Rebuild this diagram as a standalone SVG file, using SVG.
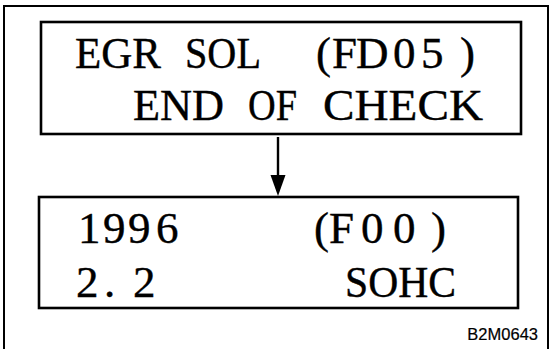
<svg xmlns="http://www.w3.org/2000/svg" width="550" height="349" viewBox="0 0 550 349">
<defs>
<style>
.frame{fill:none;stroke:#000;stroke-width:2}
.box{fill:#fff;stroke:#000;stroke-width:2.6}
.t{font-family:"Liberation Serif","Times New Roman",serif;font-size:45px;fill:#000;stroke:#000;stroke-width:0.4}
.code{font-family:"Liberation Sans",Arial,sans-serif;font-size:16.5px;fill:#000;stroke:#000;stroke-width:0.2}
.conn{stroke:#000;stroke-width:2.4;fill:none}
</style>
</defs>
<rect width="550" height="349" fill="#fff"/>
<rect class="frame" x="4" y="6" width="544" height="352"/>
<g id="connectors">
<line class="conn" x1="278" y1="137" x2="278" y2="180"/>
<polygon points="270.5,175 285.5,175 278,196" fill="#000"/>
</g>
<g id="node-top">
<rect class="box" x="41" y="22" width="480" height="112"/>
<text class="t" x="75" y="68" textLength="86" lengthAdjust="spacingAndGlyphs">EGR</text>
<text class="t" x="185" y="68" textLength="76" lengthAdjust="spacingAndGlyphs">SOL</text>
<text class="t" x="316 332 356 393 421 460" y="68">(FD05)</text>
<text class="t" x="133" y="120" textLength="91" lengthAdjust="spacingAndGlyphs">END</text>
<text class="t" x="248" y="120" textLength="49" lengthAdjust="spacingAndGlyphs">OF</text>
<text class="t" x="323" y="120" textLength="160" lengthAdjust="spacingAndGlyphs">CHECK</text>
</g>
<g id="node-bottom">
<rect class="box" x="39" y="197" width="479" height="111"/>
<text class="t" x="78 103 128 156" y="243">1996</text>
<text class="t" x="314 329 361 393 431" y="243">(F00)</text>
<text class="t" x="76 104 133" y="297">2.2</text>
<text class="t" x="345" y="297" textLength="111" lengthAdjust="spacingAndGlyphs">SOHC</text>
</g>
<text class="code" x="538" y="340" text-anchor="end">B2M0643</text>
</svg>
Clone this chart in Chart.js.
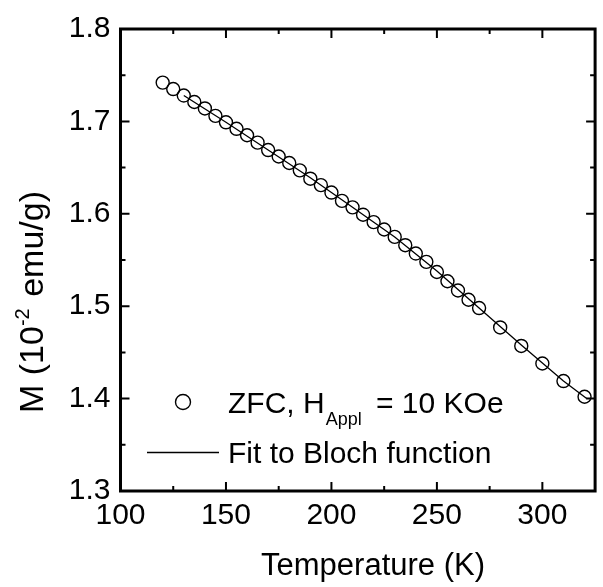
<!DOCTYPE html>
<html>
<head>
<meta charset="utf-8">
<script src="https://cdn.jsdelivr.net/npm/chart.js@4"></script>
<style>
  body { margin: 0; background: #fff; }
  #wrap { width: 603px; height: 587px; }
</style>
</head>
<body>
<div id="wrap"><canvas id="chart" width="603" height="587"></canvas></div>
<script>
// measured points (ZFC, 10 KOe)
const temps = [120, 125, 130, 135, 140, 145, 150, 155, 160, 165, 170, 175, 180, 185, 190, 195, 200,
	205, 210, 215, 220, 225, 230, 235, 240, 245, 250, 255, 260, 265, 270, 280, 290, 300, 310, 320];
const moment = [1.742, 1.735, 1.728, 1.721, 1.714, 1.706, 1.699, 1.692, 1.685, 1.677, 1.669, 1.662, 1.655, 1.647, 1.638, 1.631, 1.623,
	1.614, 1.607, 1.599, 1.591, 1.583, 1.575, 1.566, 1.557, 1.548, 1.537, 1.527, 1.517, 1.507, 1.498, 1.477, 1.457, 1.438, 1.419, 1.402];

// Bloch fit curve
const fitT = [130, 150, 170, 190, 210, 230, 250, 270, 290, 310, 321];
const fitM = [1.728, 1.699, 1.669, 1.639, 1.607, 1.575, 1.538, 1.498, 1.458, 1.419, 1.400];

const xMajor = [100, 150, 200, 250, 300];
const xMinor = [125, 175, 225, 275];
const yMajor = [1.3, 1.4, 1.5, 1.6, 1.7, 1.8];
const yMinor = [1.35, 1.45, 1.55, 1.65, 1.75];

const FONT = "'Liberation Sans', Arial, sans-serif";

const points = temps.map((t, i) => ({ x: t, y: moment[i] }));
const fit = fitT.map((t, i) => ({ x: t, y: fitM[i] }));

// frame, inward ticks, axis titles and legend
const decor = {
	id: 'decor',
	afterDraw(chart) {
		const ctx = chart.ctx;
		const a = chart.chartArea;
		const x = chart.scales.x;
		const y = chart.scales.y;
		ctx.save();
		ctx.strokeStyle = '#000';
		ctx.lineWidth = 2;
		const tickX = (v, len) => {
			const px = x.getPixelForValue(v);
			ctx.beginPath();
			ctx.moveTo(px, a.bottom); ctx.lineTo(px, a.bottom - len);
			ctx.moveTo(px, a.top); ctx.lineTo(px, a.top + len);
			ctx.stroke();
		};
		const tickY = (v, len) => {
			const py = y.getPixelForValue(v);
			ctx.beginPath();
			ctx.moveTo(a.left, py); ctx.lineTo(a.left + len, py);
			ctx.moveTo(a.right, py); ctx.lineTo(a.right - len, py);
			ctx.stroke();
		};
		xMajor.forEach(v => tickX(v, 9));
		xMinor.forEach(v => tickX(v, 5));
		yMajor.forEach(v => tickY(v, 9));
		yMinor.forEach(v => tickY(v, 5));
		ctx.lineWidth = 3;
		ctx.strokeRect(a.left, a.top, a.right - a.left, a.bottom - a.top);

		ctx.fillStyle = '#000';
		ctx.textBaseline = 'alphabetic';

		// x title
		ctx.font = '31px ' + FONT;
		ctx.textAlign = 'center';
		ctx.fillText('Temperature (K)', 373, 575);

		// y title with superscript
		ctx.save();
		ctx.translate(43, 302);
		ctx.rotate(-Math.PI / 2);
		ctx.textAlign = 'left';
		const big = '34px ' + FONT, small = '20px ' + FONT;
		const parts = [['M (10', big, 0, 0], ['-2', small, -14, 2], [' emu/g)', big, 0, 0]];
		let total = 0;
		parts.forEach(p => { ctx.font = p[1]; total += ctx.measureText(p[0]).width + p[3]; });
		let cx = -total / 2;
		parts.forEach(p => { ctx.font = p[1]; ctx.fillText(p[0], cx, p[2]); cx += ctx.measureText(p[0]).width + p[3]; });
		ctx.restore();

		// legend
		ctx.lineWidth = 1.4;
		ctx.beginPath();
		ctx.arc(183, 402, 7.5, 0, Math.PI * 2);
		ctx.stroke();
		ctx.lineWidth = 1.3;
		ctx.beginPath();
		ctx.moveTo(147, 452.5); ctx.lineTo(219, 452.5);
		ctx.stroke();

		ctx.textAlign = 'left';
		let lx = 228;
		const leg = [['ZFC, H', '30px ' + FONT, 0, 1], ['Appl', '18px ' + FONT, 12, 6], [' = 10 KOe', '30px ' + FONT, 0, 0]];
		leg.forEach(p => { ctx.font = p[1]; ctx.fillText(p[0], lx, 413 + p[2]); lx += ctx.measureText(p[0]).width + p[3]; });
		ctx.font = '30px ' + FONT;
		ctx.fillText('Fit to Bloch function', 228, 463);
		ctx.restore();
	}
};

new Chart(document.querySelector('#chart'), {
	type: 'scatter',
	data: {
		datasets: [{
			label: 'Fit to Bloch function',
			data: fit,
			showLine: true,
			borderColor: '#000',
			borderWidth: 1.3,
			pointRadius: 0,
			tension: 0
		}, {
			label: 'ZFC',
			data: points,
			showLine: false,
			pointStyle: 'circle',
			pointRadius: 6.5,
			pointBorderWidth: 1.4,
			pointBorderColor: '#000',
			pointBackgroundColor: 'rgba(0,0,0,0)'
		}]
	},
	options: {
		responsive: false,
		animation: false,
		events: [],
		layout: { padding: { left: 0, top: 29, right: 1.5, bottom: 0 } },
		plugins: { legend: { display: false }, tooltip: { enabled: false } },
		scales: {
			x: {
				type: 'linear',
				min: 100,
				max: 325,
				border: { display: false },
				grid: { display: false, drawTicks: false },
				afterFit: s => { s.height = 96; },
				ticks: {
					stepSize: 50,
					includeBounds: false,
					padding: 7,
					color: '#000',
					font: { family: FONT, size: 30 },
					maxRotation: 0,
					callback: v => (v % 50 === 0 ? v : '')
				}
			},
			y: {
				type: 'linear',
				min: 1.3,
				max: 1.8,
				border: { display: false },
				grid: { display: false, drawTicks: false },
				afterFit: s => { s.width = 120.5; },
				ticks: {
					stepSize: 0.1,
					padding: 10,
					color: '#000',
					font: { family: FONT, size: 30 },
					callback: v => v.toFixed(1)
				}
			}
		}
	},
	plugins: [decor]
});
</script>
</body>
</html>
┄┄┄┄┄┄┄┄┄┄
Requirement =>
Make an exact copy of the lines from the one that contains "Clone this chart in Chart.js." through the one that contains "1.458, 1.419, 1.400];", both included, and no other lines. Pictures are skipped.

Response =>
Clone this chart in Chart.js.
<!DOCTYPE html>
<html>
<head>
<meta charset="utf-8">
<script src="https://cdn.jsdelivr.net/npm/chart.js@4"></script>
<style>
  body { margin: 0; background: #fff; }
  #wrap { width: 603px; height: 587px; }
</style>
</head>
<body>
<div id="wrap"><canvas id="chart" width="603" height="587"></canvas></div>
<script>
// measured points (ZFC, 10 KOe)
const temps = [120, 125, 130, 135, 140, 145, 150, 155, 160, 165, 170, 175, 180, 185, 190, 195, 200,
	205, 210, 215, 220, 225, 230, 235, 240, 245, 250, 255, 260, 265, 270, 280, 290, 300, 310, 320];
const moment = [1.742, 1.735, 1.728, 1.721, 1.714, 1.706, 1.699, 1.692, 1.685, 1.677, 1.669, 1.662, 1.655, 1.647, 1.638, 1.631, 1.623,
	1.614, 1.607, 1.599, 1.591, 1.583, 1.575, 1.566, 1.557, 1.548, 1.537, 1.527, 1.517, 1.507, 1.498, 1.477, 1.457, 1.438, 1.419, 1.402];

// Bloch fit curve
const fitT = [130, 150, 170, 190, 210, 230, 250, 270, 290, 310, 321];
const fitM = [1.728, 1.699, 1.669, 1.639, 1.607, 1.575, 1.538, 1.498, 1.458, 1.419, 1.400];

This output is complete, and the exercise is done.